If the software can't detect a failure in a useful way, and regroup then I
certainly wouldn't run it on my network, and I definitely wouldn't trust it
to run my virtual machines.
> > The real rub is that those 10 imported objects, all import their own
> > objects, etc. If any of those fail, you die. A really good instance is
> > "why can't I run xm help as none root?". Because xm needs write access to
> > the xend log files (buried about 5 object imports down). You can't seperate
> > that out in any reasonable way to check permissions upfront. You can't move
> > the imports into main() to trap there, because all the 20 classes for each
> > command expect those objects to be global in main.py to operate on them.
> >
> > So lets say you end up with a model where you *can* catch each object
> > failure, what do you do? Do you quietly turn off/on options based on what
> > is there? That means the interface of xm would change day to day. I'd hate
> > to have to answer support questions on that. :)
>
> In the previous note, I proposed that the xm interface reflect the
> components which were explicitly active. A compromise would be for the
> xm interface to reflect the installed components rather than those that
> were explicitly active. With this compromise, a new component would have
> two parts: a configuration plug-in and an active implementation of the
> component. Xm would discover the installed configuration plug-ins. This
> would still be relatively easy to extend and maintain compared to the
> current monolithic system.
>
> >
> > While quite interesting from an engineering elegance point of view, it is
> > quite problematic from a user point of view. xm help should provide the
> > same set of options this morning and this afternoon, unless I very
> > intentionally upgraded the program. Additionally the future architecture is
> > really centered on xenstore as the management interface. I don't think
> > integrating every possible usage of xenstore into xm/xend is the right
> > approach.
>
> I would say that xm help should reflect what I could currently do with
> the system, not what would be possible if I downloaded and installed
> every single possible 3rd party extension.
>
> I don't understand what you mean by "integrating every possible usage of
> xenstore into xm/xend". I wouldn't want anything in xm/xend apart from
> the generic pipe and discovery mechanism mentioned above.
>
> >
> > I think this needs to take a much more user centric, Model-View-Controler
> > approach. Forcing the User Interface to be a direct reflection of how we
> > happen to have objects underneath usually just causes no end of usability
> > (and maintenance) pain.
>
> With either extensible proposal, the user interface doesn't need to be a
> reflection of the low-level underlying objects. Each installable
> component gets to design whatever user interface is appropriate to best
> configure its functionality. If components are independent then
> reflection of underlying objects in the interface is natural at the
> component level and if they are not independent there's no reason why
> they can't have a common configuration component which provides a
> spanning configuration model.
>
> Also, we are talking about the lowest level configuration interface here
> which in practise will be an internal interface between the system
> components and a higher level user GUI. So, I think there is a slightly
> different trade-off desired here than ultimate ease-of-use.
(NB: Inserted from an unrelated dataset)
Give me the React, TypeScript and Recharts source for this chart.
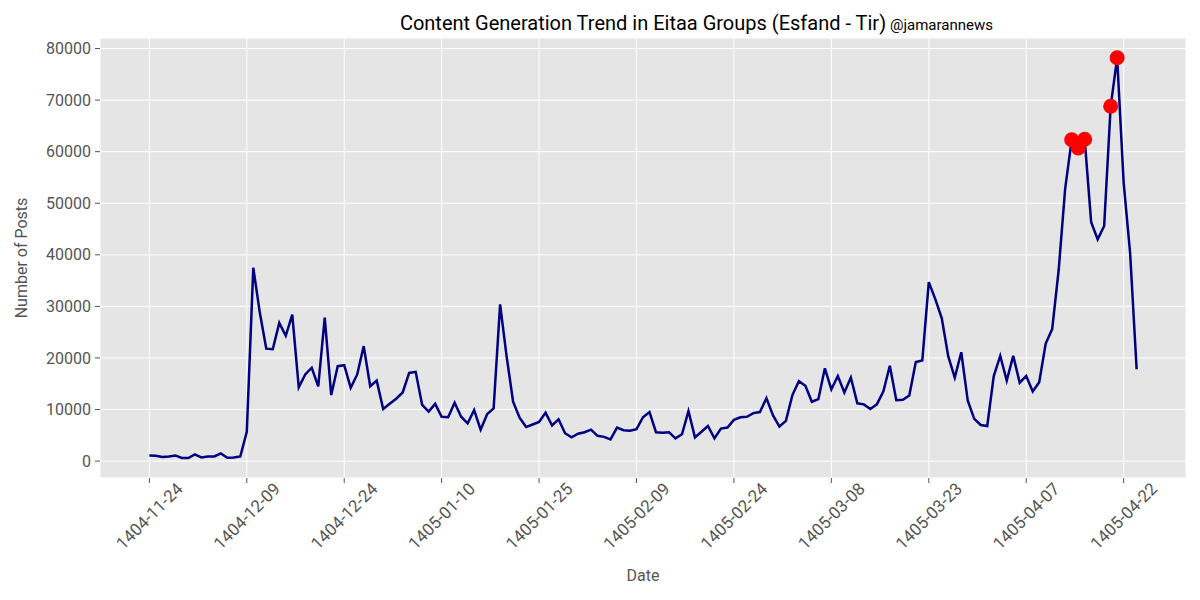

Calling a python program the lowest level interface means we clearly have
different definitions of lowest. ;) libxenstore is the low level interface,
xm & xend is a user interface.
> In particular, it is required that the system support 3rd party
> extensions and I think it will prove essential that integrating
> configuration and help support for those extensions should avoid a
> dependency on changes to the low-level tools and serialisation through a
> single maintainer.
>
> Harry
-Sean
--
__________________________________________________________________
Sean Dague Mid-Hudson Valley
sean at dague dot net Linux Users Group
http://dague.net http://mhvlug.org
There is no silver bullet. Plus, werewolves make better neighbors
than zombies, and they tend to keep the vampire population down.